Eswatini closer to elimination of intestinal worms as public health problem

The Kingdom of Eswatini is getting closer to ending intestinal worms as a public health problem in line with the World Health Organization’s 2020 Roadmap on Neglected Tropical Diseases (NTDs). The country reached an impressive 98% of eligible school aged children with medicines for intestinal worms in the fourth round of Mass Medicine Administration (MMA) campaign conducted recently. 

The campaign was conducted from 10 to 27 June 2019. The government of Eswatini, the World Health Organization through the Expanded Special Project for Elimination of Neglected Tropical Diseases, the International Center for AIDS Care and Treatment Programs (ICAP), Médecins Sans Frontières (MSF), Young Heroes and other development partners supported the campaign. Ministries of Health, Education and Training, Tinkhundla Administration and Development and the Deputy Prime Ministers Office worked together in the spirit of Intersectoral Action for Health (IAH). 

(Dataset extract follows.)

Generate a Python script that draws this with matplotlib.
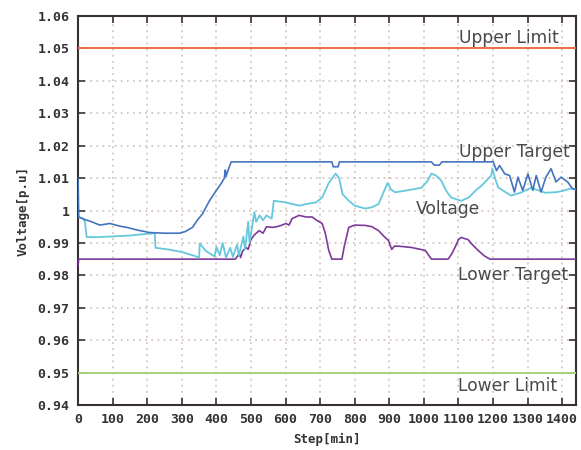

Albendazole 400 mg was administered for Soil Transmitted Helminthiasis (STH). The campaign targeted 23 Tinkhundla (Districts) countrywide and with approximately 152 012 school aged children (Primary: 105036 and High: 46976) in 406 schools. A total of 148 868 children (Girls: 72547 and Boys: 76321) were covered during the campaign giving a national coverage of 98%, the highest so far compared to the 85% recorded during the third round in 2018. More than 7 539 teachers also took the tablets, which contributed towards high acceptance among the children. Unlike during previous campaigns, acceptance among private schools was also very high. Only 12 cases of minor side effects were reported during the campaign.  

Minister of Health, Honourable Lizzie Nkosi officially launched the campaign in the presence of the WHO Country Representative for Eswatini, Dr Cornelia Atsyor. The event was held at Mlumati High School in the Northern Hhohho region. During the launch, the minister reported that the coverage has been increasing since the reintroduction of the campaign in 2016. She said that the increase in coverage was a clear indication that the Kingdom is united in combating Neglected Tropical Diseases (NTDs) towards meeting the 2020 targets. 

“Such efforts have not gone unnoticed in the African region as in February 2019, Eswatini was recognized as the leading country in the fight against NTDs in Africa, and this was announced during the African Union meeting in Addis Ababa, Ethiopia,” the Minister said. She added that, the fact that qualified nurses administer the deworming tablets with assistance from final year nursing students boosted the public confidence in the national exercise.

Dr Cornelia Atsyor commended the Government of Eswatini for successfully conducting the deworming exercise, adding that the high coverage witnessed over the years will eventually translate positively towards eliminating Schistosomiasis and Soil Transmitted Helminthiasis as public health problems in the country. She also commended the collaborative efforts from the different sectors of government, the United Nations family, other development partners, parents and guardians, the media and the learners to ensure the achievement of the Sustainable Development Goal 3 on health and wellbeing. Eswatini free of Neglected Tropical Diseases is possible.